【M&A】「技術大国・日本」の生き残りM&A戦略

「技術大国・日本」の生き残りM&A戦略

1980年代、半導体産業は日本の基幹産業のひとつに数えられ、「半導体は産業の米」という言葉もありました。
その後、開発期間の短期化をはじめとする開発競争の激化、コスト競争の激化、韓国・台湾勢の追い上げなど、各社とも事業戦略の見直しを図らなければならなくなり、企業グループの枠を超えた統合に乗り出していました。

例えば、エルピーダメモリは、1999年に日立製作所とNECがそれぞれのDRAM事業を統合することによりスタートし、その後、2003年には三菱電機のDRAM事業を譲り受け、生き残りをかけていました。
しかし、半導体不況などの影響を受け業績が伸び悩み、2009年には産業活力再生特別措置法の適用により公的資金の注入を受け、再建を目指します。

ところが状況は好転せず、2012年2月27日会社更生法の適用申請を東京地方裁判所に申し立て、一次入札・二次入札の結果、スポンサー企業として米国企業であるマイクロン・テクノロジーが選定されています。

実はこのマイクロン・テクノロジー、以前にもエルピーダとの資本・業務提携を模索していたということです。マイクロンはDRAMの開発競争に後れをとっており、エルピーダと提携することにより生き残りをはかろうとしていたようです。
このタイミングであればエルピーダが交渉優位に立てていたかもしれないというのです。

「産業の米」とまでいわれた日本の半導体産業ですが、当然、事業に盛衰はつきものです。その盛衰の荒波を、国内同業他社との統合、国による政策的事業再生支援により乗り切ろうとしていたわけですが、もはや国内目線で見ていては根本的な解決とならなかったということでしょうか。
半導体に限らず、世界的規模での産業構造の転換、グローバル競争に太刀打ちするためには、M&A戦略もグローバルな目線で検討せざるを得ないということの一例なのかもしれません。

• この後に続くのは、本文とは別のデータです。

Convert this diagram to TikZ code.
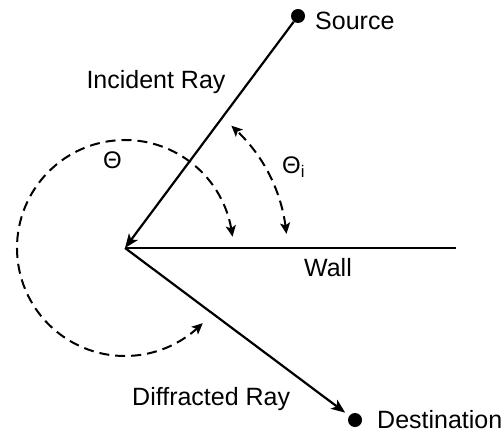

さて、ルネサスエレクトロニクス。日立製作所と三菱電機のシステムLSI事業などの統合会社であったルネサステクノロジとNEC系のNECエレクトロニクスが統合してできた会社です。こちらも、資本増強策、再建計画を策定中との新聞報道がなされています。
「技術」を強みにしてきた日本企業として再生へのスタートをどう切るか、注目したいと思います。